NOTES ON COLD AND RAW


The text of the Scottish ballad The Famer’s Daughter (or Cold and Raw as it is most commonly known from its opening line) first appeared in print in the 1651 edition of Tom D’Urfey’s Pills to Purge Melancholy, set to the popular fiddle tune known as Stingo—or later, simply Barley Oil (due, no doubt, to its inextricable association with the words of the ballad). The great English composer Henry Purcell used this melody in the sixth movement of his 1692 birthday ode for Queen Mary, Love’s Goddess Sure Was Blind  (May her bless’d example chase...) as the ballad was a particular favorite of the queen’s (reportedly much to Purcell’s great chagrin). The tune was later employed with a new set of words by John Gay in The Beggar’s Opera (1726) (Act I, scene IV: If any wench Venus’ girdle wear . . . (Air III)) The original ballad is also sometimes known as The Girl Who Sold Her Barley. [To hear the song, click here, and, for an instrumental version, here.]

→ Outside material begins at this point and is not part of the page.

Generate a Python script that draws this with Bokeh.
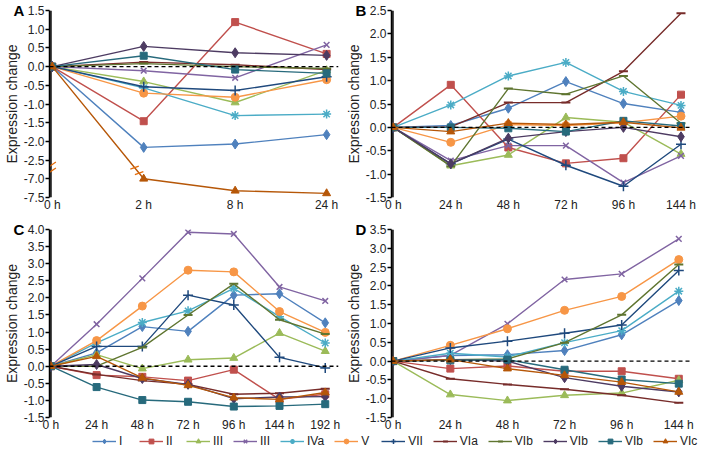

In D’Urfey’s 1651 telling of the tale, a traveler comes upon a lovely farmer’s daughter on her way to the next market town in order to sell a load of barley. The stranger, who also narrates the tale, wastes no time in propositioning the young maiden:

In this purse, sweet soul, says I
Twenty pounds lie fairly.
Seek no further one to buy
For I’ll take all thy barley.
Twenty more shall purchase delight,
Thy person I love so dearly
If thou would’st stay with me all night
And gang home in the morning early.

The girl protests, scandalized less by the stranger’s forwardness than his treating her like a common bawd:

If twenty pounds should buy the globe
This I would not do, sir;
Nor were my kin as poor as Job
I’d never raise ‘em so, sir . . .

At this point her argument assumes a more practical tone:

For if tonight I prove your friend
We’d get a young kid together,
And you’d be gone ere nine-month end,
And what should I do for a father?

The stranger—a clumsy seducer at best—is forced to admit that he is a married man of “fifteen years and longer”:

Or else I’d choose thee for my queen
And tie the knot much stronger.

The girl admonishes him to return home to his wife, and goes on her way.

So far, so dull. The ballad is less rustic sex romp than roundhead morality play. The traveler is portrayed as a faithless degenerate, while the upright farmer’s daughter is a high-horse-riding scold. What little real titilation there is derives from the stranger’s propositioning of the supposedly sheltered, innocent country lass, though, in the end, propriety is maintained, and Commonwealth-era sensibility bruised but mostly unoffended. Thus, the story’s prurient potential is left almost completely unmined, though clearly ripe with all sorts of juicy openings for 21st-century eroticists to explore.


The ballad provides the basic outline for the beginning of my story. I have freely embellished and expanded the narrative, inventing details such as the abandoned hermitage and the pheasant feather, as well as new plot points including the scene where the girl haggles with the traveler over the price of her virtue, all adding up to what I hope will be a sufficiently steamy denouement. I have also slipped in a few references and added the odd detail, borrowed from other folk songs of the broader period including Seventeen Come Sunday, Charming Billy, The Dark-Eyed Sailor, Just As the Sun Was Rising, Early in the Springtime, and Erwilian The Royal Forester.